• RECORDS SHOWN:
+--

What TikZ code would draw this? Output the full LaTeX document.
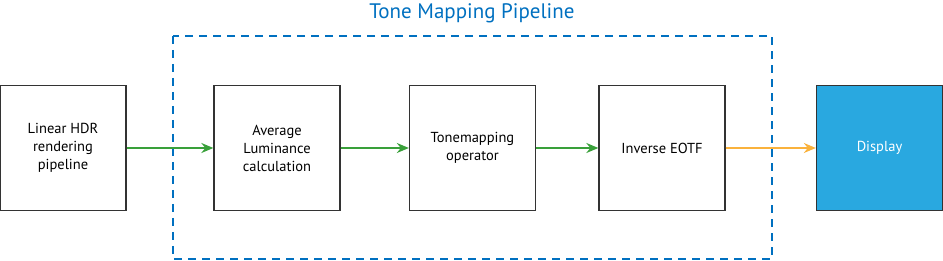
\documentclass[tikz,border=0pt]{standalone}
\usepackage{fontspec}
\setmainfont{PT Sans}
\usetikzlibrary{arrows.meta}
\definecolor{PipeBlue}{RGB}{0,112,192}
\definecolor{DispBlue}{RGB}{41,168,224}
\definecolor{FlowGreen}{RGB}{57,160,58}
\definecolor{OutOrange}{RGB}{250,178,60}
\tikzset{
  blk/.style={draw=black!80, line width=1.3pt, fill=white, minimum width=126pt, minimum height=125pt,
    inner sep=2pt, align=center, font=\fontsize{14.5}{18}\selectfont},
  dispblk/.style={blk, fill=DispBlue, text=white},
  grarr/.style={-{Stealth[length=12pt, width=10pt]}, line width=1.6pt, FlowGreen},
  orarr/.style={-{Stealth[length=12pt, width=10pt]}, line width=1.6pt, OutOrange},
  pipebox/.style={draw=PipeBlue, line width=2pt, dash pattern=on 8pt off 6pt},
}
\begin{document}
\begin{tikzpicture}[x=1pt, y=-1pt]
  \useasboundingbox (0,0) rectangle (943,261);
  % pipeline frame
  \draw[pipebox] (173,36) rectangle (772,259);
  \node[text=PipeBlue, font=\fontsize{21}{24}\selectfont] (title) at (472,13) {Tone Mapping Pipeline};
  % stages
  \node[blk] (hdr) at (63,148) {Linear HDR\\rendering\\pipeline};
  \node[blk] (avg) at (277,148) {Average\\Luminance\\calculation};
  \node[blk] (tmo) at (472.5,148) {Tonemapping\\operator};
  \node[blk] (eotf) at (662,148) {Inverse EOTF};
  \node[dispblk] (disp) at (879.5,148) {Display};
  % flow
  \draw[grarr] (hdr) -- (avg);
  \draw[grarr] (avg) -- (tmo);
  \draw[grarr] (tmo) -- (eotf);
  \draw[orarr] (eotf) -- (disp);
\end{tikzpicture}
\end{document}
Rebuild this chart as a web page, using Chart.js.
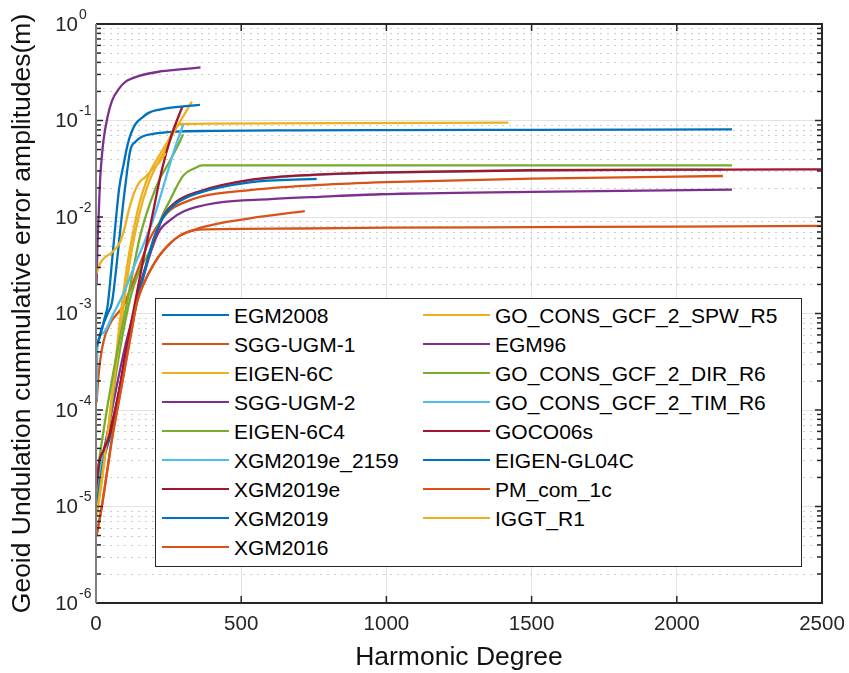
<!DOCTYPE html>
<html>
<head>
<meta charset="utf-8">
<title>Geoid undulation cumulative error</title>
<script src="https://cdn.jsdelivr.net/npm/chart.js@4.4.1/dist/chart.umd.min.js"></script>
<style>
    body { margin: 0; background: #fff; }
    #wrap { position: relative; width: 849px; height: 673px; }
    #legend {
        position: absolute; left: 155px; top: 298px; width: 647px; height: 269px;
        box-sizing: border-box; border: 1px solid #262626; background: #fff;
        font-family: 'Liberation Sans', Arial, sans-serif; font-size: 21px; color: #000;
    }
    .item { position: absolute; height: 29px; line-height: 29px; white-space: nowrap; }
    .item .swatch { position: absolute; left: 0; top: 13px; width: 67px; height: 2px; }
    .item span { position: absolute; left: 72px; top: 0; }
</style>
</head>
<body>
<div id="wrap">
    <canvas id="errChart"></canvas>
    <div id="legend"></div>
</div>
<script>
// 모델 이름 (범례 순서)
const seriesNames = ['EGM2008', 'SGG-UGM-1', 'EIGEN-6C', 'SGG-UGM-2', 'EIGEN-6C4', 'XGM2019e_2159',
    'XGM2019e', 'XGM2019', 'XGM2016', 'GO_CONS_GCF_2_SPW_R5', 'EGM96', 'GO_CONS_GCF_2_DIR_R6',
    'GO_CONS_GCF_2_TIM_R6', 'GOCO06s', 'EIGEN-GL04C', 'PM_com_1c', 'IGGT_R1'];

// 차수 / 누적 오차 (m) - 그림에서 읽은 값
const egm2008Deg = [2, 20, 40, 55, 70, 85, 100, 118, 135, 158, 200, 272, 400, 700, 1000, 1500, 2190];
const egm2008Err = [4.5e-4, 7e-4, 1e-3, 1.3e-3, 3e-3, 8e-3, 0.02, 0.049, 0.06, 0.068, 0.073, 0.0766, 0.078, 0.079, 0.0795, 0.08, 0.081];

const sggUgm1Deg = [2, 10, 25, 50, 94, 130, 160, 186, 210, 255, 300, 358, 530, 770, 1000, 1500, 2159];
const sggUgm1Err = [1.2e-4, 2.5e-4, 5e-4, 8e-4, 1.2e-3, 2.2e-3, 3.8e-3, 6e-3, 8e-3, 0.0118, 0.014, 0.0162, 0.019, 0.0215, 0.023, 0.025, 0.0266];

const eigen6cDeg = [2, 20, 38, 60, 90, 110, 130, 150, 170, 190, 215, 250, 273, 300, 400, 800, 1420];
const eigen6cErr = [8e-6, 1.8e-5, 5e-5, 2e-4, 1.3e-3, 3.5e-3, 7.5e-3, 0.014, 0.022, 0.031, 0.042, 0.063, 0.086, 0.092, 0.093, 0.094, 0.095];

const sggUgm2Deg = [2, 25, 60, 100, 140, 180, 216, 260, 301, 416, 600, 771, 978, 1500, 2190];
const sggUgm2Err = [1.5e-5, 3.5e-5, 1.2e-4, 4.5e-4, 1.3e-3, 3.6e-3, 7e-3, 9.5e-3, 0.0114, 0.014, 0.0153, 0.0162, 0.0172, 0.0182, 0.0192];

const eigen6c4Deg = [2, 20, 38, 70, 117, 150, 186, 220, 255, 301, 340, 365, 1000, 2190];
const eigen6c4Err = [1e-5, 3e-5, 5e-5, 2.5e-4, 1.4e-3, 2.8e-3, 4.5e-3, 9e-3, 0.015, 0.027, 0.032, 0.0343, 0.0343, 0.0343];

const xgm2019e2159Deg = [2, 26, 50, 80, 110, 140, 170, 200, 232, 278, 358, 530, 760, 1000, 1500, 2159];
const xgm2019e2159Err = [1.7e-5, 3.7e-5, 6e-5, 1.6e-4, 5e-4, 1.4e-3, 3e-3, 5.8e-3, 0.0102, 0.0145, 0.0185, 0.024, 0.0274, 0.0289, 0.0304, 0.0309];

const xgm2019eDeg = [2, 12, 26, 50, 80, 110, 140, 170, 200, 232, 278, 358, 530, 760, 1000, 1500, 2159, 2500];
const xgm2019eErr = [1.7e-5, 3e-5, 3.8e-5, 6.5e-5, 1.6e-4, 5e-4, 1.4e-3, 3e-3, 5.8e-3, 0.0102, 0.0145, 0.0185, 0.0242, 0.0275, 0.029, 0.0305, 0.031, 0.0312];

const xgm2019Deg = [2, 26, 50, 80, 110, 140, 170, 197, 232, 278, 358, 530, 760];
const xgm2019Err = [1e-5, 3e-5, 5.5e-5, 1.5e-4, 4.8e-4, 1.3e-3, 2.9e-3, 5.8e-3, 0.01, 0.0139, 0.0179, 0.0229, 0.0248];

const xgm2016Deg = [2, 20, 40, 55, 80, 100, 120, 141, 160, 200, 232, 285, 358, 450, 530, 719];
const xgm2016Err = [5e-6, 1e-5, 2.5e-5, 5e-5, 1.3e-4, 2.8e-4, 6e-4, 1.3e-3, 1.9e-3, 3.3e-3, 4.5e-3, 6.3e-3, 7.7e-3, 8.9e-3, 9.7e-3, 0.0115];

const spwR5Deg = [2, 20, 38, 60, 95, 120, 150, 180, 210, 239, 262, 300, 330];
const spwR5Err = [8e-6, 2e-5, 5e-5, 1.8e-4, 1.2e-3, 4e-3, 0.011, 0.022, 0.035, 0.05, 0.07, 0.11, 0.157];

const egm96Deg = [2, 5, 10, 14, 20, 26, 40, 55, 80, 100, 150, 216, 300, 360];
const egm96Err = [0.002, 0.005, 0.012, 0.024, 0.042, 0.063, 0.11, 0.16, 0.215, 0.25, 0.29, 0.32, 0.34, 0.355];

const dirR6Deg = [2, 21, 60, 107, 150, 190, 220, 250, 275, 300];
const dirR6Err = [1.9e-5, 4.9e-5, 2.5e-4, 1.3e-3, 6e-3, 0.015, 0.025, 0.036, 0.05, 0.072];

const timR6Deg = [2, 5, 25, 60, 94, 130, 170, 200, 240, 270, 300];
const timR6Err = [1.3e-4, 4.5e-4, 6.3e-4, 1e-3, 1.6e-3, 3e-3, 5.8e-3, 0.01, 0.025, 0.05, 0.09];

const goco06sDeg = [2, 12, 26, 50, 80, 105, 130, 160, 190, 227, 260, 298];
const goco06sErr = [1.7e-5, 3e-5, 3.8e-5, 6e-5, 1.6e-4, 4.5e-4, 1.1e-3, 3.3e-3, 9e-3, 0.031, 0.07, 0.141];

const gl04cDeg = [2, 15, 30, 40, 60, 80, 95, 110, 134, 160, 181, 220, 260, 300, 358];
const gl04cErr = [4.5e-4, 6e-4, 9e-4, 1.2e-3, 5e-3, 0.02, 0.035, 0.058, 0.09, 0.108, 0.12, 0.13, 0.136, 0.14, 0.145];

const pmCom1cDeg = [2, 20, 40, 55, 80, 100, 120, 141, 160, 200, 232, 285, 340, 380, 700, 1000, 1500, 2000, 2500];
const pmCom1cErr = [5e-6, 1e-5, 2.5e-5, 5e-5, 1.3e-4, 2.8e-4, 6e-4, 1.3e-3, 1.9e-3, 3.3e-3, 4.5e-3, 6.3e-3, 7.3e-3, 7.45e-3, 7.6e-3, 7.75e-3, 7.85e-3, 7.95e-3, 8.1e-3];

const iggtR1Deg = [2, 14, 30, 55, 83, 100, 113, 135, 150, 170, 193, 215, 240];
const iggtR1Err = [2.6e-3, 3.3e-3, 3.8e-3, 4.3e-3, 5.5e-3, 8e-3, 0.0118, 0.019, 0.023, 0.026, 0.031, 0.036, 0.046];

// 축 눈금
const xTickValues = [0, 500, 1000, 1500, 2000, 2500];
const yTickExponents = [0, -1, -2, -3, -4, -5, -6];

const seriesDegrees = [egm2008Deg, sggUgm1Deg, eigen6cDeg, sggUgm2Deg, eigen6c4Deg, xgm2019e2159Deg,
    xgm2019eDeg, xgm2019Deg, xgm2016Deg, spwR5Deg, egm96Deg, dirR6Deg, timR6Deg, goco06sDeg,
    gl04cDeg, pmCom1cDeg, iggtR1Deg];
const seriesErrors = [egm2008Err, sggUgm1Err, eigen6cErr, sggUgm2Err, eigen6c4Err, xgm2019e2159Err,
    xgm2019eErr, xgm2019Err, xgm2016Err, spwR5Err, egm96Err, dirR6Err, timR6Err, goco06sErr,
    gl04cErr, pmCom1cErr, iggtR1Err];

// MATLAB 기본 색상 순서
const lineColors = ['#0072BD', '#D95319', '#EDB120', '#7E2F8E', '#77AC30', '#4DBEEE', '#A2142F'];

const tickFamily = "'Liberation Sans', Arial, sans-serif";
const axisColor = '#262626';

document.addEventListener('DOMContentLoaded', function() {
    buildChart();
    buildLegend();
});

// 차트 생성
function buildChart() {
    const datasets = seriesNames.map((name, i) => ({
        label: name,
        data: seriesDegrees[i].map((d, k) => ({ x: d, y: seriesErrors[i][k] })),
        borderColor: lineColors[i % lineColors.length],
        borderWidth: 2.3,
        pointRadius: 0,
        fill: false,
        cubicInterpolationMode: 'monotone',
        order: seriesNames.length - i   // 나중 것이 위에 그려지도록
    }));

    const decades = yTickExponents.map(e => Math.pow(10, e));

    new Chart(document.getElementById('errChart'), {
        type: 'line',
        data: { datasets: datasets },
        options: {
            responsive: true,
            maintainAspectRatio: false,
            animation: false,
            layout: { padding: { top: 24, right: 27, left: 0, bottom: 0 } },
            plugins: {
                legend: { display: false },
                tooltip: { enabled: false }
            },
            scales: {
                x: {
                    type: 'linear',
                    min: 0,
                    max: 2500,
                    afterBuildTicks: s => { s.ticks = xTickValues.map(v => ({ value: v })); },
                    ticks: {
                        color: axisColor,
                        font: { family: tickFamily, size: 20.5 },
                        padding: 9,
                        maxRotation: 0,
                        callback: v => String(v)
                    },
                    grid: {
                        drawTicks: false,
                        color: ctx => (ctx.tick && ctx.tick.value > 0 && ctx.tick.value < 2500) ? '#e2e2e2' : 'rgba(0,0,0,0)'
                    },
                    border: { display: false },
                    title: {
                        display: true,
                        text: 'Harmonic Degree',
                        color: '#111',
                        font: { family: tickFamily, size: 26.5, lineHeight: 1 },
                        padding: { top: 0, bottom: 2 }
                    },
                    // 축 높이 고정, 끝 라벨 때문에 그림 영역이 줄지 않게
                    afterFit: s => { s.height = 70; s.paddingLeft = 0; s.paddingRight = 0; }
                },
                y: {
                    type: 'logarithmic',
                    min: 1e-6,
                    max: 1,
                    afterBuildTicks: s => { s.ticks = decades.map(v => ({ value: v })); },
                    ticks: { display: false },
                    grid: {
                        drawTicks: false,
                        color: ctx => (ctx.tick && ctx.tick.value > 1e-6 && ctx.tick.value < 1) ? '#e2e2e2' : 'rgba(0,0,0,0)'
                    },
                    border: { display: false },
                    title: {
                        display: true,
                        text: 'Geoid Undulation cummulative error amplitudes(m)',
                        color: '#111',
                        font: { family: tickFamily, size: 26.5, lineHeight: 1 },
                        padding: { top: 9, bottom: 0 }
                    },
                    afterFit: s => { s.width = 96; s.paddingTop = 0; s.paddingBottom = 0; }
                }
            }
        },
        plugins: [matlabAxes]
    });
}

// 보조 격자, 안쪽 눈금, 테두리, y 눈금 라벨
const matlabAxes = {
    id: 'matlabAxes',
    beforeDatasetsDraw(chart) {
        const { ctx, chartArea: a, scales: { y } } = chart;
        ctx.save();
        ctx.strokeStyle = '#cccccc';
        ctx.lineWidth = 1;
        ctx.setLineDash([2, 5]);
        minorValues().forEach(v => {
            const py = Math.round(y.getPixelForValue(v)) + 0.5;
            ctx.beginPath();
            ctx.moveTo(a.left, py);
            ctx.lineTo(a.right, py);
            ctx.stroke();
        });
        ctx.restore();
    },
    afterDraw(chart) {
        const { ctx, chartArea: a, scales: { x, y } } = chart;
        ctx.save();
        ctx.strokeStyle = axisColor;
        ctx.lineWidth = 1.5;

        // y 눈금 (좌우, 안쪽)
        yTickExponents.forEach(e => {
            const py = y.getPixelForValue(Math.pow(10, e));
            tick(ctx, a.left, py, 7, 0);
            tick(ctx, a.right, py, -7, 0);
        });
        minorValues().forEach(v => {
            const py = y.getPixelForValue(v);
            tick(ctx, a.left, py, 5, 0);
            tick(ctx, a.right, py, -5, 0);
        });
        // x 눈금 (위아래, 안쪽)
        xTickValues.forEach(v => {
            const px = x.getPixelForValue(v);
            tick(ctx, px, a.bottom, 0, -7);
            tick(ctx, px, a.top, 0, 7);
        });

        // 테두리
        ctx.lineWidth = 2;
        ctx.beginPath();
        ctx.moveTo(a.left, a.bottom);
        ctx.lineTo(a.right, a.bottom);
        ctx.lineTo(a.right, a.top);
        ctx.lineTo(a.left, a.top);
        ctx.stroke();
        ctx.strokeStyle = '#7f7f7f';
        ctx.beginPath();
        ctx.moveTo(a.left, a.top);
        ctx.lineTo(a.left, a.bottom);
        ctx.stroke();

        // y 눈금 라벨 10^n
        ctx.fillStyle = axisColor;
        yTickExponents.forEach(e => {
            const py = y.getPixelForValue(Math.pow(10, e));
            ctx.font = '20.5px ' + tickFamily;
            ctx.textAlign = 'right';
            ctx.textBaseline = 'middle';
            ctx.fillText('10', a.left - 18, py + 1);
            ctx.font = '14px ' + tickFamily;
            ctx.textAlign = 'left';
            ctx.fillText(String(e), a.left - 17, py - 9);
        });
        ctx.restore();
    }
};

function tick(ctx, px, py, dx, dy) {
    ctx.beginPath();
    ctx.moveTo(px, py);
    ctx.lineTo(px + dx, py + dy);
    ctx.stroke();
}

function minorValues() {
    const out = [];
    for (let e = -6; e < 0; e++) {
        for (let m = 2; m <= 9; m++) {
            out.push(m * Math.pow(10, e));
        }
    }
    return out;
}

// 범례 (2열)
function buildLegend() {
    const box = document.getElementById('legend');
    seriesNames.forEach((name, i) => {
        const col = i < 9 ? 0 : 1;
        const row = col === 0 ? i : i - 9;
        const item = document.createElement('div');
        item.className = 'item';
        item.style.left = (col === 0 ? 6 : 267) + 'px';
        item.style.top = Math.round(2.2 + row * 28.95) + 'px';
        item.innerHTML = `<div class="swatch" style="background:${lineColors[i % lineColors.length]}"></div><span>${name}</span>`;
        box.appendChild(item);
    });
}
</script>
</body>
</html>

+--

• TASK REQUIREMENTS: List each line in the listing that contains the string "this".

• RESPONSE TO THE EXERCISE:
What TikZ code would draw this? Output the full LaTeX document.
Rebuild this chart as a web page, using Chart.js.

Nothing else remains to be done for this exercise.